You can also downrank results:
/r/google/$downrank
/r/google/$downrank=2
/r/google/$downrank=3
You can also discard results completely:
$discard,site=idontwanttobepartoftheresults.com
/this/is/spam/$discard
If several actions can apply to a particular URL only one is used, as follows: a discard takes precedence, then the highest boost, then the lowest downrank.
Individually, each instruction can either target a very narrow set of pages (or even a single page), or a wider range of them, to apply reranking to a bigger set of results. In combination, hundreds or more instructions can allow you to express complex reranking functions.
Although the Goggles language could express instructions to search through a small set of websites or act as a blocklist, Goggles really shine when used to express boosting and downranking across many domains and pages.

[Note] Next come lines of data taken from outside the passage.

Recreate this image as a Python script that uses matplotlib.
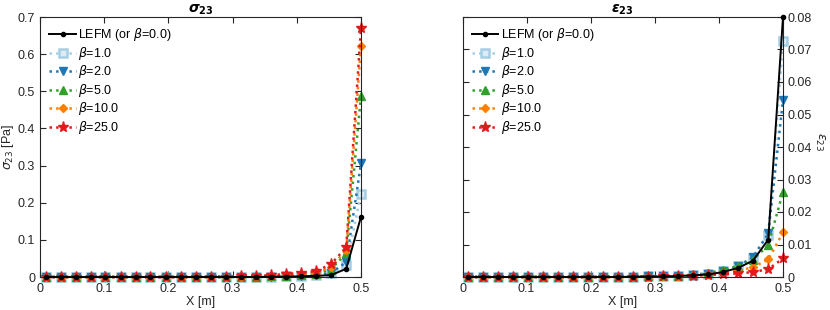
import numpy as np
import matplotlib
matplotlib.use('Agg')
import matplotlib.pyplot as plt
from matplotlib.ticker import FuncFormatter

plt.rcParams['font.family'] = ['Liberation Sans', 'DejaVu Sans']
plt.rcParams['mathtext.fontset'] = 'dejavusans'
plt.rcParams['font.size'] = 9

# crack-tip distance
x = [0.009, 0.032, 0.056, 0.079, 0.102, 0.126, 0.149, 0.172, 0.196, 0.219, 0.243,
     0.266, 0.289, 0.313, 0.336, 0.360, 0.383, 0.406, 0.430, 0.453, 0.477, 0.500]

labels = ['LEFM (or $\\beta$=0.0)', '$\\beta$=1.0', '$\\beta$=2.0',
          '$\\beta$=5.0', '$\\beta$=10.0', '$\\beta$=25.0']

# sigma_23 [Pa]
s_lefm = [0.000, 0.000, 0.000, 0.000, 0.000, 0.000, 0.000, 0.000, 0.000, 0.000, 0.000,
          0.000, 0.000, 0.000, 0.000, 0.001, 0.001, 0.002, 0.003, 0.005, 0.022, 0.162]
s_b1 = [0.000, 0.000, 0.000, 0.000, 0.000, 0.000, 0.000, 0.000, 0.000, 0.000, 0.000,
        0.000, 0.000, 0.000, 0.001, 0.001, 0.002, 0.003, 0.005, 0.010, 0.032, 0.223]
s_b2 = [0.000, 0.000, 0.000, 0.000, 0.000, 0.000, 0.000, 0.000, 0.000, 0.000, 0.000,
        0.000, 0.000, 0.000, 0.001, 0.001, 0.002, 0.003, 0.005, 0.011, 0.040, 0.306]
s_b5 = [0.000, 0.000, 0.000, 0.000, 0.000, 0.000, 0.000, 0.000, 0.000, 0.000, 0.000,
        0.000, 0.000, 0.001, 0.001, 0.002, 0.003, 0.005, 0.009, 0.020, 0.064, 0.488]
s_b10 = [0.000, 0.000, 0.000, 0.000, 0.000, 0.000, 0.000, 0.000, 0.000, 0.000, 0.000,
         0.000, 0.000, 0.001, 0.002, 0.003, 0.005, 0.007, 0.012, 0.026, 0.072, 0.623]
s_b25 = [0.000, 0.000, 0.000, 0.000, 0.000, 0.000, 0.000, 0.000, 0.000, 0.000, 0.001,
         0.001, 0.001, 0.002, 0.003, 0.005, 0.008, 0.011, 0.016, 0.034, 0.080, 0.670]

# epsilon_23
e_lefm = [0.0000, 0.0000, 0.0000, 0.0000, 0.0000, 0.0000, 0.0000, 0.0000, 0.0000, 0.0000, 0.0000,
          0.0001, 0.0001, 0.0002, 0.0003, 0.0005, 0.0008, 0.0015, 0.0028, 0.0050, 0.0115, 0.0800]
e_b1 = [0.0000, 0.0000, 0.0000, 0.0000, 0.0000, 0.0000, 0.0000, 0.0000, 0.0000, 0.0000, 0.0001,
        0.0001, 0.0002, 0.0003, 0.0004, 0.0006, 0.0010, 0.0018, 0.0033, 0.0060, 0.0130, 0.0726]
e_b2 = [0.0000, 0.0000, 0.0000, 0.0000, 0.0000, 0.0000, 0.0000, 0.0000, 0.0000, 0.0000, 0.0001,
        0.0001, 0.0002, 0.0003, 0.0004, 0.0006, 0.0010, 0.0019, 0.0033, 0.0061, 0.0134, 0.0545]
e_b5 = [0.0000, 0.0000, 0.0000, 0.0000, 0.0000, 0.0000, 0.0000, 0.0000, 0.0000, 0.0000, 0.0001,
        0.0001, 0.0002, 0.0003, 0.0004, 0.0007, 0.0012, 0.0022, 0.0034, 0.0053, 0.0098, 0.0262]
e_b10 = [0.0000, 0.0000, 0.0000, 0.0000, 0.0000, 0.0000, 0.0000, 0.0000, 0.0000, 0.0000, 0.0000,
         0.0001, 0.0001, 0.0002, 0.0003, 0.0005, 0.0008, 0.0013, 0.0019, 0.0030, 0.0054, 0.0137]
e_b25 = [0.0000, 0.0000, 0.0000, 0.0000, 0.0000, 0.0000, 0.0000, 0.0000, 0.0000, 0.0000, 0.0000,
         0.0001, 0.0001, 0.0002, 0.0003, 0.0004, 0.0006, 0.0008, 0.0011, 0.0015, 0.0024, 0.0057]

sig = [s_lefm, s_b1, s_b2, s_b5, s_b10, s_b25]
eps = [e_lefm, e_b1, e_b2, e_b5, e_b10, e_b25]

colors = ['k', '#a6cee3', '#1f78b4', '#33a02c', '#ff7f00', '#e31a1c']
markers = ['.', 's', 'v', '^', 'D', '*']
msizes = [6, 5.5, 6, 6, 4.5, 8]
axcol = '#262626'


def draw(ax, data):
    for i in range(6):
        if i == 0:
            ax.plot(x, data[i], color='k', ls='-', lw=1.4, marker='.', ms=msizes[i],
                    label=labels[i], zorder=3)
        elif i == 1:
            ax.plot(x, data[i], color=colors[i], ls=':', lw=1.8, marker='s', ms=msizes[i],
                    mfc='#dcebf5', mec=colors[i], mew=1.8, label=labels[i])
        else:
            ax.plot(x, data[i], color=colors[i], ls=':', lw=1.8, marker=markers[i],
                    ms=msizes[i], label=labels[i])
    ax.set_xlim(0, 0.5)
    ax.set_xticks([0, 0.1, 0.2, 0.3, 0.4, 0.5])
    ax.xaxis.set_major_formatter(FuncFormatter(lambda v, p: '%g' % round(v, 3)))
    ax.yaxis.set_major_formatter(FuncFormatter(lambda v, p: '%g' % round(v, 3)))
    ax.tick_params(direction='in', top=True, bottom=True, left=True, right=True,
                   colors=axcol, length=4, labelsize=9)
    ax.tick_params(axis='x', pad=4)
    for sp in ax.spines.values():
        sp.set_color(axcol)
        sp.set_linewidth(0.8)
    ax.set_xlabel('X [m]', color=axcol, fontsize=9)
    ax.xaxis.set_label_coords(0.5, -0.073)
    leg = ax.legend(loc='upper left', frameon=False, fontsize=9, handlelength=2.1,
                    handletextpad=0.2, labelspacing=0.12, borderaxespad=0.35)
    for t in leg.get_texts():
        t.set_color('black')


fig = plt.figure(figsize=(8.3, 3.1), dpi=100)
ax1 = fig.add_axes([40 / 830, 1 - 277 / 310, 321 / 830, 260 / 310])
ax2 = fig.add_axes([462.5 / 830, 1 - 277 / 310, 320.5 / 830, 260 / 310])

draw(ax1, sig)
ax1.set_ylim(0, 0.7)
ax1.set_yticks(np.arange(0, 0.71, 0.1))
ax1.set_ylabel('$\\sigma_{23}$ [Pa]', color=axcol, fontsize=9)
ax1.yaxis.set_label_coords(-0.075, 0.5)
ax1.set_title('$\\boldsymbol{\\sigma}_{\\mathbf{23}}$', fontsize=10, pad=3)

draw(ax2, eps)
ax2.set_ylim(0, 0.08)
ax2.set_yticks(np.arange(0, 0.081, 0.01))
ax2.yaxis.tick_right()
ax2.tick_params(direction='in', left=True, right=True)
ax2.yaxis.set_label_position('right')
ax2.set_ylabel('$\\epsilon_{23}$', color=axcol, fontsize=9, rotation=270)
ax2.yaxis.set_label_coords(1.133, 0.52)
ax2.set_title('$\\boldsymbol{\\epsilon}_{\\mathbf{23}}$', fontsize=10, pad=3)

for ax in (ax1, ax2):
    for l in ax.get_lines():
        l.set_clip_on(False)

fig.savefig('out.png', dpi=100)
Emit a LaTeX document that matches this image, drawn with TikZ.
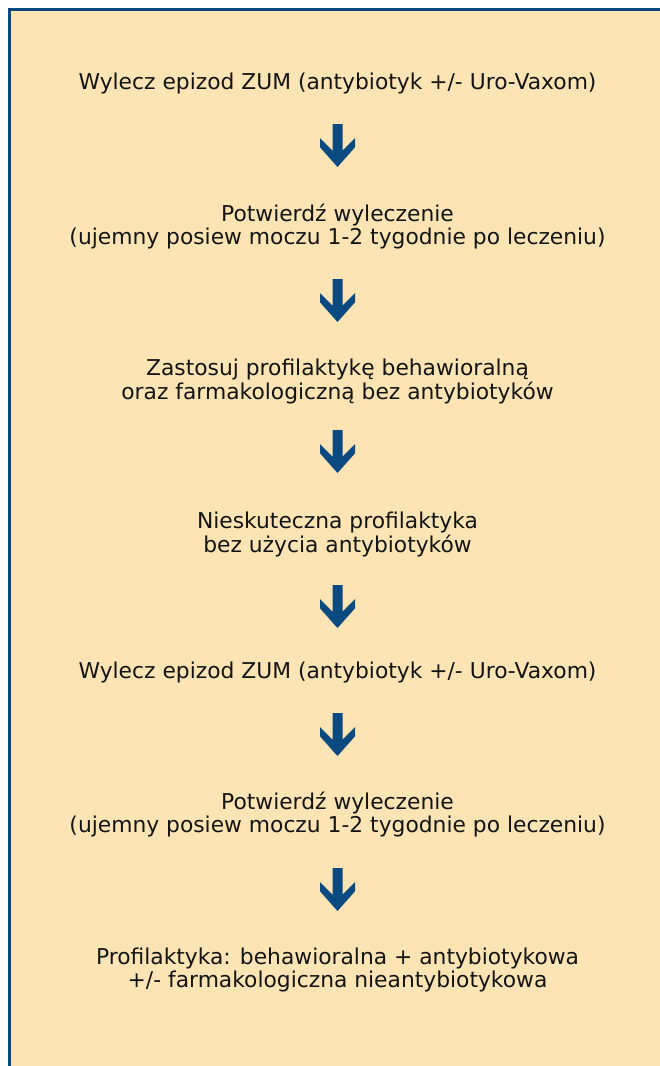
\documentclass[tikz,border=0pt]{standalone}
\usepackage{fontspec}
\setmainfont{DejaVu Sans}
\definecolor{bgfill}{RGB}{252,228,180}
\definecolor{navyblue}{RGB}{11,74,128}
\definecolor{inkcol}{RGB}{20,20,20}
\newcommand{\mytwolines}[2]{\begin{tabular}[t]{@{}c@{}}#1\\#2\end{tabular}}
\tikzset{
  txt/.style={anchor=base, inner sep=0pt, text=inkcol, font=\fontsize{21.8}{23}\selectfont},
  downarrow/.pic={\fill[navyblue] (-5,0) -- (5,0) -- (5,-26.7) -- (17.5,-14) -- (17.5,-23.3) -- (0,-43) -- (-17.5,-23.3) -- (-17.5,-14) -- (-5,-26.7) -- cycle;}
}
\begin{document}
\begin{tikzpicture}[x=1pt,y=1pt]
\useasboundingbox (0,0) rectangle (660,-1066);
\fill[bgfill] (9.5,-9.5) rectangle (660,-1066);
\draw[navyblue, line width=3pt] (660,-9.5) -- (9.5,-9.5) -- (9.5,-1066);

\node[txt] (t1) at (337.5,-89) {Wylecz epizod ZUM (antybiotyk +/- Uro-Vaxom)};
\coordinate (a1) at (337.5,-124);
\pic at (a1) {downarrow};
\node[txt] (t2) at (337.5,-221) {\mytwolines{Potwierdź wyleczenie}{(ujemny posiew moczu 1-2 tygodnie po leczeniu)}};
\coordinate (a2) at (337.5,-279);
\pic at (a2) {downarrow};
\node[txt] (t3) at (337.5,-375) {\mytwolines{Zastosuj profilaktykę behawioralną}{oraz farmakologiczną bez antybiotyków}};
\coordinate (a3) at (337.5,-430);
\pic at (a3) {downarrow};
\node[txt] (t4) at (337.5,-528) {\mytwolines{Nieskuteczna profilaktyka}{bez użycia antybiotyków}};
\coordinate (a4) at (337.5,-585);
\pic at (a4) {downarrow};
\node[txt] (t5) at (337.5,-678) {Wylecz epizod ZUM (antybiotyk +/- Uro-Vaxom)};
\coordinate (a5) at (337.5,-713);
\pic at (a5) {downarrow};
\node[txt] (t6) at (337.5,-809) {\mytwolines{Potwierdź wyleczenie}{(ujemny posiew moczu 1-2 tygodnie po leczeniu)}};
\coordinate (a6) at (337.5,-868);
\pic at (a6) {downarrow};
\node[txt] (t7) at (337.5,-964) {\mytwolines{Profilaktyka: behawioralna + antybiotykowa}{+/- farmakologiczna nieantybiotykowa}};
\end{tikzpicture}
\end{document}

Goggles also impacts the behaviour of features such as Discussions and News or Videos clusters, giving you greater control on your search experience.
We are already using Goggles internally, and we can't wait to see what you will do with them!
To learn more about Goggles, we recommend that you read the "Learn by example" section of our "Getting Started" page here:
- https://github.com/brave/goggles-quickstart/blob/main/getting-started.md#learn-by-example
- https://github.com/brave/goggles-quickstart/blob/main/getting-started.md
- https://github.com/brave/goggles-quickstart/blob/main/goggles/quickstart.goggle
To maintain your own Goggles, keep them up to date and make new ones, additional systems behind the scenes will make life easier. This might start as some files containing parts of your Googles. For example a master list of the sites you automatically discard. Later you might refine that automatically update your own Goggles, and maybe to even collect your rating of web sites as you browse them.
To use Goggles effectively you could maintain a list of favoured targets, and details of how much they are favoured. Maybe in a database. Such a system could have information about how much a URL is favoured for different search purposes, which means that the same database can be used to create several goggles. This could be automated, to some degree.
The list should contain targets that you wish to avoid entirely.
Note: Targets that you wish to avoid in one context, you may wish to see in another. For example, known disinformation sources.
(A target is the combination of the matching pattern, and the site.)
An effective approach would be to find diligent and compatible people who also maintain target information and working with them, to reduce your personal load.
Where Goggles are on the radar of people who create Internet content, you may experience others attempting to influence your Goggle. This will generally be a form of "contamination" though it could be handled as a "perverted" list maintained to illustrate and compare. It's a good idea to document such influence or attempted influence. This will not only be useful for other people but also for yourself.